The mark of the very best footballers is not so much the extraordinary things they can sometimes do, but the consistency with which they do the basics properly. Derby's passing was at times lamentable and very seldom penetrative, while the moment when three home players went up,unchallenged by an opponent, for the same high ball, was schoolboy stuff.
Davies regularly showed his frustration, turning away from the pitch with a quick curse or screaming at players to move to where they should have been.
But some of the blame must be laid at the manager's door.
From his position as a withdrawn striker, Giles Barnes, the teenager in whom the crowd seem to have invested almost all their hopes of survival, provided neither great assistance to his midfield nor great support to the lonely looking Kenny Miller. The Scotland international was crying out for another forward to play up alongside him, but Steven Howard and Robert Earnshaw were left on the bench until the game was already over at 2-0 — and even they could not force Robert Green into his first save of the match.
There was always the strong suspicion that West Ham's class would tell. Bowyer, Solano and Cole were involved in virtually every decent moment of a first half which, at times, threatened to descend into a competition for the latest or most cynical foul.
Cole had already forced a save from Bywater, and Solano had left the goalkeeper rooted to the spot with a fantastic free-kick which hit the bar, when the West Ham pair combined to create Bowyer's opener just before half-time. Solano's high ball was won by Cole, whose header down found the unmarked Bowyer.
Although there was a suspicion that he controlled the ball with his hand, there was no doubt about the confident finish through Bywater's legs.
Davies may wonder if things would have been different had Miller converted a free header from Eddie Lewis's cross in the 50th minute, but that would be clutching at straws.
By then Matthew Upson had hit the bar after a Solano corner, so it was little surprise when West Ham scored again just after Miller's chance, the first of three goals in eight minutes.
Again Solano was the architect, stroking a pass to Etherington, who worked a quick one-two with Bowyer before firing home. Davies sent on Howard, but almost immediately Spector made it 3-0 when Derby's defence failed to deal with another Solano corner and Lewis could only help the ball over the line.

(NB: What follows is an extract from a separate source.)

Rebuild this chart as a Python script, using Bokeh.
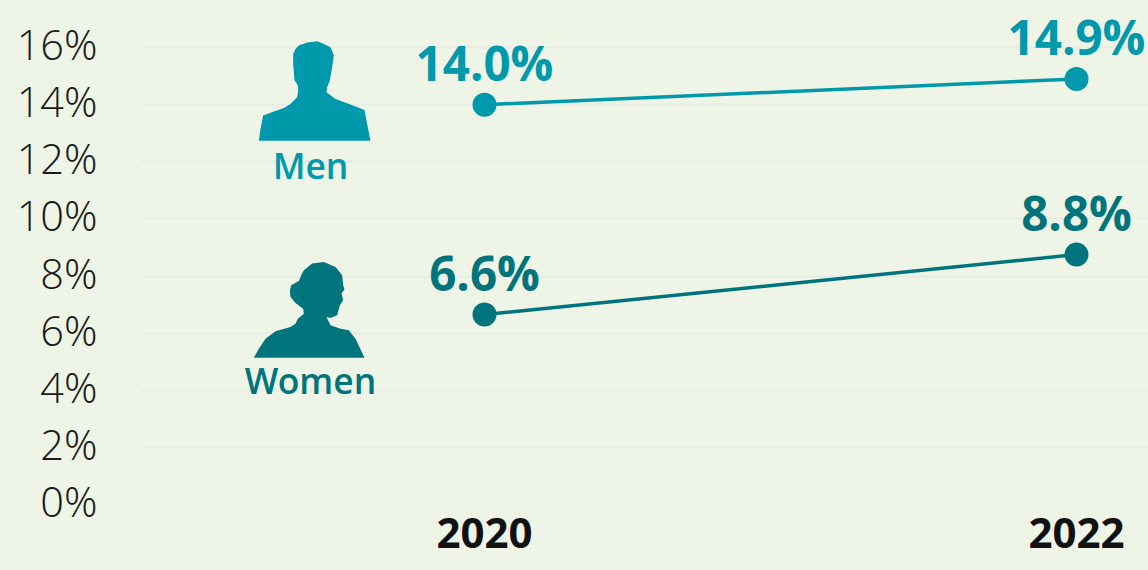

The biggest cheer of the afternoon was for the arrival of Earnshaw, but within seconds West Ham had scored again. Solano found Cole on the right and his cross, perfectly weighted and directed, demanded the sliding finish which Bowyer provided.
The away fans gave their lustiest rendition yet of "You're going down with the Tottenham" and they are right. The fans who poured out of the stadium when Solano made it five with a sumptuous free-kick know it, too.